Creating a culture of risk-awareness needs to start from the top and involve all of the stakeholders of the engineering organization. Roles and responsibilities must be clearly defined. A clear risk management plan must be documented through company policies, procedures, and guidelines. Everyone involved needs to feel like they are a part of the process and have some level of ownership over it.
One key piece of this is an Incident Response Plan that states how the organization responds to unforeseen risks, as well as how those risks are to be avoided in the future. Postmortems and retrospectives are key software development practices that should be leveraged as a part of a risk-aware culture.
But how do your stakeholders know what risks exist and how to address them?
2. Measure Risk
Another key tenet of DevOps and SRE is to measure everything. The next step in creating a risk-aware culture is to identify risks and evaluate their impact on business operations, including operations that ensure continuous delivery. One way of doing this is through the creation of a risk assessment.
Risk assessments are often required for many certification and compliance frameworks such as PCI DSS and ISO. While the creation of a full risk assessment that is compliant with these standards is beyond the scope of this article, we’ll cover it here at a high level in the context of technical operations and software development.
A simple risk assessment from this perspective would contain the following elements:
- First, identify potential sources of risk. How would one do this? From an engineering perspective, a robust Application Performance Monitoring (APM) system measuring Key Performance Metrics such as Application Latency, Error Rate, and Availability helps to pinpoint and quantify sources of potential risk. Modern monitoring stacks have come a long way over the last two decades, providing visibility into all parts of the application stack, including backend databases, application instances, and infrastructure components, all the way out to front-end clients.
- Second, determine the probability that a risk will occur. How is this accomplished? Using APM, one can determine occurrences and duration of incidents over a given time period. These would then be included as a part of the risk matrix.
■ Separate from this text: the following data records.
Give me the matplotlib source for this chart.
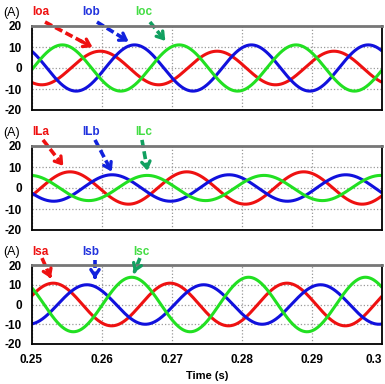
import numpy as np
import matplotlib
matplotlib.use("Agg")
import matplotlib.pyplot as plt

plt.rcParams['font.family'] = ['Liberation Sans', 'DejaVu Sans']

# time window and grid frequency
t_start, t_end = 0.25, 0.30
freq = 60.0

# amplitude (A) and time of first peak (s) for each phase
names_o = ["Ioa", "Iob", "Ioc"]
amp_o = [8.0, 11.0, 11.0]
peak_o = [0.2598, 0.2647, 0.2544]

names_L = ["ILa", "ILb", "ILc"]
amp_L = [7.7, 6.3, 6.0]
peak_L = [0.2555, 0.2615, 0.2665]

names_s = ["Isa", "Isb", "Isc"]
amp_s = [10.8, 10.0, 13.8]
peak_s = [0.2531, 0.2579, 0.2643]

xticks = [0.25, 0.26, 0.27, 0.28, 0.29, 0.30]
xtick_labels = ["0.25", "0.26", "0.27", "0.28", "0.29", "0.3"]
yticks = [-20, -10, 0, 10, 20]

line_cols = ["#ee1111", "#1111dd", "#22e022"]
text_cols = ["#ee1111", "#2233dd", "#44dd44"]
arrow_cols = ["#ee1111", "#1122dd", "#11a060"]

# label / arrow placement (data coords): text x, arrow start (x,y), arrow end (x,y)
ann_o = [(0.25128, (0.25193, 21.9), (0.25906, 9.3)),
         (0.25849, (0.25934, 21.9), (0.26419, 11.9)),
         (0.26598, (0.26690, 21.9), (0.26933, 11.9))]
ann_L = [(0.25128, (0.25164, 22.9), (0.25478, 9.5)),
         (0.25853, (0.25906, 22.9), (0.26163, 6.6)),
         (0.26595, (0.26576, 22.9), (0.26662, 6.9))]
ann_s = [(0.25121, (0.2515, 23.5), (0.25292, 12.0)),
         (0.25842, (0.25906, 22.5), (0.25906, 11.6)),
         (0.26572, (0.26547, 23.5), (0.26448, 14.8))]

fig = plt.figure(figsize=(3.85, 3.84), dpi=100)
W, H = 385.0, 384.0
left, right = 31.5, 382.0
panels = [(26, 110, names_o, amp_o, peak_o, ann_o),
          (146, 230, names_L, amp_L, peak_L, ann_L),
          (265, 344, names_s, amp_s, peak_s, ann_s)]

t = np.linspace(t_start, t_end, 1000)
for k, (top, bot, names, amps, peaks, anns) in enumerate(panels):
    ax = fig.add_axes([left / W, 1 - bot / H, (right - left) / W, (bot - top) / H])
    for i in range(3):
        y = amps[i] * np.cos(2 * np.pi * freq * (t - peaks[i]))
        ax.plot(t, y, color=line_cols[i], lw=2.2, solid_capstyle='butt')
    ax.set_xlim(t_start, t_end)
    ax.set_ylim(-20, 20)
    ax.set_xticks(xticks)
    ax.set_yticks(yticks)
    ax.set_yticklabels([str(v) for v in yticks], fontsize=8.5, fontweight='bold')
    if k == 2:
        labs = ax.set_xticklabels(xtick_labels, fontsize=8.5, fontweight='bold')
        labs[-1].set_horizontalalignment('right')
        ax.set_xlabel("Time (s)", fontsize=8, fontweight='bold', labelpad=4)
    else:
        ax.set_xticklabels([])
    ax.tick_params(length=0, pad=7)
    ax.grid(True, ls=':', color='#999999', lw=0.9)
    for s in ['left', 'bottom', 'right']:
        ax.spines[s].set_linewidth(1.3)
        ax.spines[s].set_color('black')
    ax.spines['top'].set_linewidth(2.0)
    ax.spines['top'].set_color('#777777')

    for i in range(3):
        tx, (sx, sy), (ex, ey) = anns[i]
        ax.text(tx, 26.7 if k < 2 else 26.6, names[i], color=text_cols[i],
                fontsize=8.5, fontweight='bold', ha='center', va='center', clip_on=False)
        # dashed shaft
        fx = sx + 0.8 * (ex - sx)
        fy = sy + 0.8 * (ey - sy)
        ax.plot([sx, fx], [sy, fy], color=arrow_cols[i], lw=2.6, ls=(0, (2.2, 1.0)),
                clip_on=False, solid_capstyle='butt', dash_capstyle='butt')
        ax.annotate("", xy=(ex, ey), xytext=(fx - 0.15 * (ex - sx), fy - 0.15 * (ey - sy)),
                    arrowprops=dict(arrowstyle='->,head_length=0.45,head_width=0.3',
                                    color=arrow_cols[i], lw=2.4),
                    annotation_clip=False)

    fig.text(11.5 / W, 1 - (top - 13) / H, "(A)", fontsize=9, ha='center', va='center')

fig.savefig("out.png", dpi=100)
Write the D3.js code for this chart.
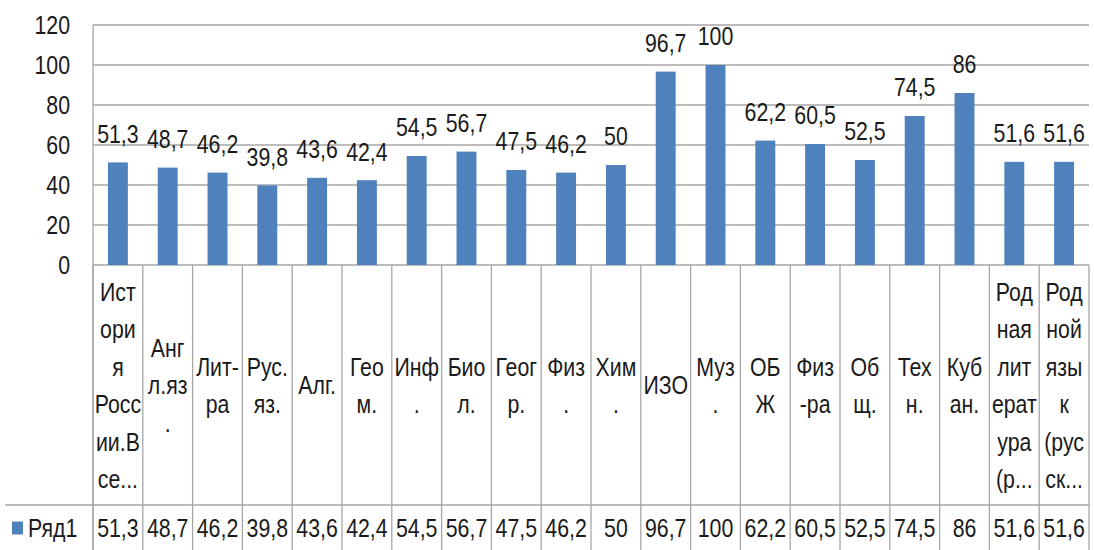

- Third, determine the severity of a risk should it occur. A good way to measure this is in terms of lost revenue. Using the Availability metric as an example, we know that if the site goes down for an average of x minutes per month, then lost revenue would be x multiplied by the cost-per-minute.
- Finally, assign a risk rating based on overall impact to the business. In a simplified form, this would be labels of “Low,” “Medium,” and “High.” In the risk matrix, if there is a low likelihood of occurrence for a risk, and it is a low severity, the risk rating would be low. If there is a low likelihood of occurrence, but the impact is severe, it might be a medium level risk. Along those lines, if there is a high likelihood a risk will occur, and there is a high severity, then the risk rating would be high.
Now that you’ve identified all of your risks, the probability they will occur, their severity, and risk rating, you can approach these risks in quantifiable terms and formulate a plan to address them. In a risk-aware business culture, what would be the next step?
3. Communicate Risk
Reducing organizational silos is another tenet of DevOps and SRE. Knowledge sharing and shared ownership of risk, factors heavily into the success of a risk management plan.
Communication of risk is a critical piece of the risk management puzzle. As stated earlier, stakeholders must be involved at all levels of the company if you want to achieve a risk-aware culture. Knowledge is power, and one of the keys to achieving organizational knowledge is through communication.
A thorough review of all identified risks and steps to mitigate them is required on an ongoing basis. As mitigation efforts are underway, regular reviews of these efforts should be conducted by all stakeholders. As new risks are identified, they must be included in the risk matrix and communicated as a part of these reviews. Shining a light on risks and mitigations allows the business to make informed decisions about where to focus resources, the effort required, progress made, and the effectiveness of controls in a comprehensive risk management plan.
You’ve involved your stakeholders, and identified and communicated risks. What now?
4. Mitigate Risk
All of these efforts amount to nothing if mitigation isn’t included as part of a risk management plan. Once the risks have been reviewed and resources can be assigned to them, solutions will need to be presented and put into place to control risk. Technical skill and experience come into play during this phase, and this is where a robust SRE program can help.
Two other key tenets of DevOps and SRE are to implement gradual change, and to leverage tooling and automation. Through gradual change, the cost of failure (severity) becomes smaller, and risk is therefore reduced. Using automation, error-prone manual processes can be codified as code, which can be reviewed and updated as risks change. Responses to risks are more consistent if they are automated. Reducing or eliminating the chance of errors, and creating consistency help to address both the probability that a risk will occur, as well as the severity should it occur. Risk is therefore reduced in this way.
Managing uncertainty doesn’t need to be a scary thing. It can be analyzed and evaluated in an objective way that allows risk to be addressed using a data-driven approach. With any luck, some of the best practices outlined here will help you on your way to creating a risk aware culture.